What is required:
Images should be left out, and everything else in the listing reproduced exactly.

Data excerpt:

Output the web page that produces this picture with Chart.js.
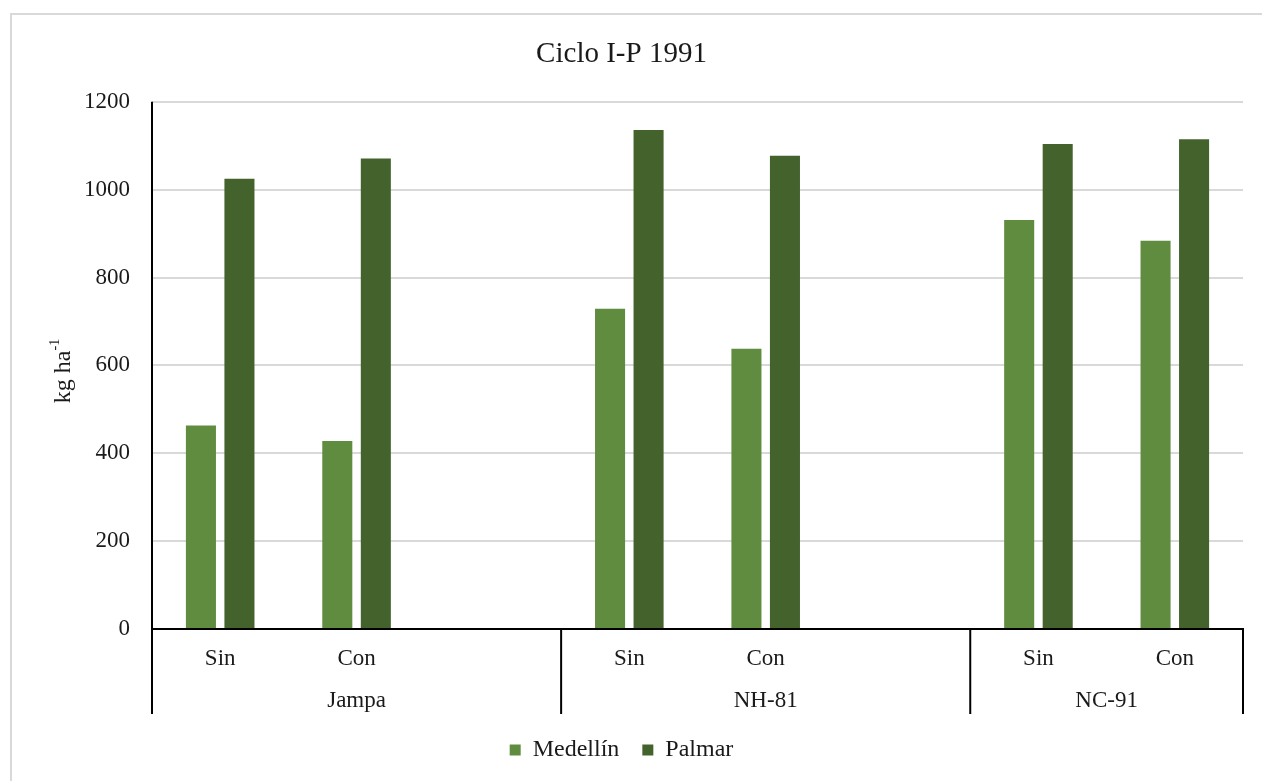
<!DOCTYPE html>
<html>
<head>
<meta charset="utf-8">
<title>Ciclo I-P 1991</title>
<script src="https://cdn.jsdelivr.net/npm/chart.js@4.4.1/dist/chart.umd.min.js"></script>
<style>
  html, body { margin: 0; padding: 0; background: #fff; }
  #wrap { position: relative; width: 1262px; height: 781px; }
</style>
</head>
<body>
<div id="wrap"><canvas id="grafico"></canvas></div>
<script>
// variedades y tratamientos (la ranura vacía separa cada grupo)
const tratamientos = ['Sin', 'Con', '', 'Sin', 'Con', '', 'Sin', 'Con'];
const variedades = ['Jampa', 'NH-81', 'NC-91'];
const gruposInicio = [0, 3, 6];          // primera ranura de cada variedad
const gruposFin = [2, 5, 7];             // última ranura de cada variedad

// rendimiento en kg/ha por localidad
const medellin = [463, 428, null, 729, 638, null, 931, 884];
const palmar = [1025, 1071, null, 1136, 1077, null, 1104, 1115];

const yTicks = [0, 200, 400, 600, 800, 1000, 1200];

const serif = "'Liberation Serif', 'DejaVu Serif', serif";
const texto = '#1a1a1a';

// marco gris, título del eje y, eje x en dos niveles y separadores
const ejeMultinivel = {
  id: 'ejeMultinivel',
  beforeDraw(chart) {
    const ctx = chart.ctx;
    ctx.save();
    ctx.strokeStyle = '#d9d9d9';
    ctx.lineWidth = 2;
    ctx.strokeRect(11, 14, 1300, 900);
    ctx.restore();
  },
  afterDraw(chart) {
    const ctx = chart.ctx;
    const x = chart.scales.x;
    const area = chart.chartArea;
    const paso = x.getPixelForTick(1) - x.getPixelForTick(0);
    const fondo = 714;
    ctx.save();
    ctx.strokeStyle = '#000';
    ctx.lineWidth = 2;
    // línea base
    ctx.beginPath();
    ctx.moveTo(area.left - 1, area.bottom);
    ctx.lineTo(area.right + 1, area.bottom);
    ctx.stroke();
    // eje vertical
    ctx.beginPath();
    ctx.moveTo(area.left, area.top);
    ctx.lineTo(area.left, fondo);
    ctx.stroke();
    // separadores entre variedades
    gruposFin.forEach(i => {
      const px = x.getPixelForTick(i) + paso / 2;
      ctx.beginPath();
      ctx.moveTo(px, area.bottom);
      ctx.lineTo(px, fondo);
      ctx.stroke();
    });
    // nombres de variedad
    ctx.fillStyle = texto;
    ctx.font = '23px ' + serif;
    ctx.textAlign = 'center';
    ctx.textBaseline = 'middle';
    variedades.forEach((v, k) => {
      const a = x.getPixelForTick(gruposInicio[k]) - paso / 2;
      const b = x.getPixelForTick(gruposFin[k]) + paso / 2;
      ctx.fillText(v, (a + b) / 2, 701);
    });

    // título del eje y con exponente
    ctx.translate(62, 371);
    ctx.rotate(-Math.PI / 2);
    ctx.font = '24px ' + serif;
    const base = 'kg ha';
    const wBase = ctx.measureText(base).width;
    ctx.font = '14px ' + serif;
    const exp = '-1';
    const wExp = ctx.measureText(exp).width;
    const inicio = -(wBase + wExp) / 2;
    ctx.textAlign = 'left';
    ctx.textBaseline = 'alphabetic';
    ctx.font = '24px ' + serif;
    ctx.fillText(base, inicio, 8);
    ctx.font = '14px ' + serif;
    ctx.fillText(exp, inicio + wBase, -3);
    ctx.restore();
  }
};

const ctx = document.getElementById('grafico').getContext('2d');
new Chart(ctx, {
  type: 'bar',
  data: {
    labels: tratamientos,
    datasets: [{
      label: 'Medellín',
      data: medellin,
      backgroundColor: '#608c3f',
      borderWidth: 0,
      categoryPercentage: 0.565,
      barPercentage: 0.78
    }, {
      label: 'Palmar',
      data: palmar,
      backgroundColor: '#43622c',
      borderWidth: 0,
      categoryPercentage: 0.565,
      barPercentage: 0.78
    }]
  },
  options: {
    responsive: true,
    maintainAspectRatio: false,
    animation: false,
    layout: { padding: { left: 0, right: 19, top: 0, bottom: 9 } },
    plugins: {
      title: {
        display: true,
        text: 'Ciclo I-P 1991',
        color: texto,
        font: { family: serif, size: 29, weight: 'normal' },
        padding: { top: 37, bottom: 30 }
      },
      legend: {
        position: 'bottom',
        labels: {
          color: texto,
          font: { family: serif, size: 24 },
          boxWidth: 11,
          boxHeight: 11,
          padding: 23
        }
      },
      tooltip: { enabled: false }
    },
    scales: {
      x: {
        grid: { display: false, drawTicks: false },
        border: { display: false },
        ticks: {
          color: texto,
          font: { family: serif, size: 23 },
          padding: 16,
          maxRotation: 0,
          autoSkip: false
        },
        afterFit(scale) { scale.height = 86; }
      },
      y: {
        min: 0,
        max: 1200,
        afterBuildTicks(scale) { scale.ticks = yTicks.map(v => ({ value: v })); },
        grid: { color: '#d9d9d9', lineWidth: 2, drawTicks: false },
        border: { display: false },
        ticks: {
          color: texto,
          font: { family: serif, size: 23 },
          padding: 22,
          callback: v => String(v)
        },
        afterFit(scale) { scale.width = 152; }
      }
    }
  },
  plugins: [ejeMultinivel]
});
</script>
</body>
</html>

Reply to the exercise:
Output the web page that produces this picture with Chart.js.
<!DOCTYPE html>
<html>
<head>
<meta charset="utf-8">
<title>Ciclo I-P 1991</title>
<script src="https://cdn.jsdelivr.net/npm/chart.js@4.4.1/dist/chart.umd.min.js"></script>
<style>
  html, body { margin: 0; padding: 0; background: #fff; }
  #wrap { position: relative; width: 1262px; height: 781px; }
</style>
</head>
<body>
<div id="wrap"><canvas id="grafico"></canvas></div>
<script>
// variedades y tratamientos (la ranura vacía separa cada grupo)
const tratamientos = ['Sin', 'Con', '', 'Sin', 'Con', '', 'Sin', 'Con'];
const variedades = ['Jampa', 'NH-81', 'NC-91'];
const gruposInicio = [0, 3, 6];          // primera ranura de cada variedad
const gruposFin = [2, 5, 7];             // última ranura de cada variedad

// rendimiento en kg/ha por localidad
const medellin = [463, 428, null, 729, 638, null, 931, 884];
const palmar = [1025, 1071, null, 1136, 1077, null, 1104, 1115];

const yTicks = [0, 200, 400, 600, 800, 1000, 1200];

const serif = "'Liberation Serif', 'DejaVu Serif', serif";
const texto = '#1a1a1a';

// marco gris, título del eje y, eje x en dos niveles y separadores
const ejeMultinivel = {
  id: 'ejeMultinivel',
  beforeDraw(chart) {
    const ctx = chart.ctx;
    ctx.save();
    ctx.strokeStyle = '#d9d9d9';
    ctx.lineWidth = 2;
    ctx.strokeRect(11, 14, 1300, 900);
    ctx.restore();
  },
  afterDraw(chart) {
    const ctx = chart.ctx;
    const x = chart.scales.x;
    const area = chart.chartArea;
    const paso = x.getPixelForTick(1) - x.getPixelForTick(0);
    const fondo = 714;
    ctx.save();
    ctx.strokeStyle = '#000';
    ctx.lineWidth = 2;
    // línea base
    ctx.beginPath();
    ctx.moveTo(area.left - 1, area.bottom);
    ctx.lineTo(area.right + 1, area.bottom);
    ctx.stroke();
    // eje vertical
    ctx.beginPath();
    ctx.moveTo(area.left, area.top);
    ctx.lineTo(area.left, fondo);
    ctx.stroke();
    // separadores entre variedades
    gruposFin.forEach(i => {
      const px = x.getPixelForTick(i) + paso / 2;
      ctx.beginPath();
      ctx.moveTo(px, area.bottom);
      ctx.lineTo(px, fondo);
      ctx.stroke();
    });
    // nombres de variedad
    ctx.fillStyle = texto;
    ctx.font = '23px ' + serif;
    ctx.textAlign = 'center';
    ctx.textBaseline = 'middle';
    variedades.forEach((v, k) => {
      const a = x.getPixelForTick(gruposInicio[k]) - paso / 2;
      const b = x.getPixelForTick(gruposFin[k]) + paso / 2;
      ctx.fillText(v, (a + b) / 2, 701);
    });

    // título del eje y con exponente
    ctx.translate(62, 371);
    ctx.rotate(-Math.PI / 2);
    ctx.font = '24px ' + serif;
    const base = 'kg ha';
    const wBase = ctx.measureText(base).width;
    ctx.font = '14px ' + serif;
    const exp = '-1';
    const wExp = ctx.measureText(exp).width;
    const inicio = -(wBase + wExp) / 2;
    ctx.textAlign = 'left';
    ctx.textBaseline = 'alphabetic';
    ctx.font = '24px ' + serif;
    ctx.fillText(base, inicio, 8);
    ctx.font = '14px ' + serif;
    ctx.fillText(exp, inicio + wBase, -3);
    ctx.restore();
  }
};

const ctx = document.getElementById('grafico').getContext('2d');
new Chart(ctx, {
  type: 'bar',
  data: {
    labels: tratamientos,
    datasets: [{
      label: 'Medellín',
      data: medellin,
      backgroundColor: '#608c3f',
      borderWidth: 0,
      categoryPercentage: 0.565,
      barPercentage: 0.78
    }, {
      label: 'Palmar',
      data: palmar,
      backgroundColor: '#43622c',
      borderWidth: 0,
      categoryPercentage: 0.565,
      barPercentage: 0.78
    }]
  },
  options: {
    responsive: true,
    maintainAspectRatio: false,
    animation: false,
    layout: { padding: { left: 0, right: 19, top: 0, bottom: 9 } },
    plugins: {
      title: {
        display: true,
        text: 'Ciclo I-P 1991',
        color: texto,
        font: { family: serif, size: 29, weight: 'normal' },
        padding: { top: 37, bottom: 30 }
      },
      legend: {
        position: 'bottom',
        labels: {
          color: texto,
          font: { family: serif, size: 24 },
          boxWidth: 11,
          boxHeight: 11,
          padding: 23
        }
      },
      tooltip: { enabled: false }
    },
    scales: {
      x: {
        grid: { display: false, drawTicks: false },
        border: { display: false },
        ticks: {
          color: texto,
          font: { family: serif, size: 23 },
          padding: 16,
          maxRotation: 0,
          autoSkip: false
        },
        afterFit(scale) { scale.height = 86; }
      },
      y: {
        min: 0,
        max: 1200,
        afterBuildTicks(scale) { scale.ticks = yTicks.map(v => ({ value: v })); },
        grid: { color: '#d9d9d9', lineWidth: 2, drawTicks: false },
        border: { display: false },
        ticks: {
          color: texto,
          font: { family: serif, size: 23 },
          padding: 22,
          callback: v => String(v)
        },
        afterFit(scale) { scale.width = 152; }
      }
    }
  },
  plugins: [ejeMultinivel]
});
</script>
</body>
</html>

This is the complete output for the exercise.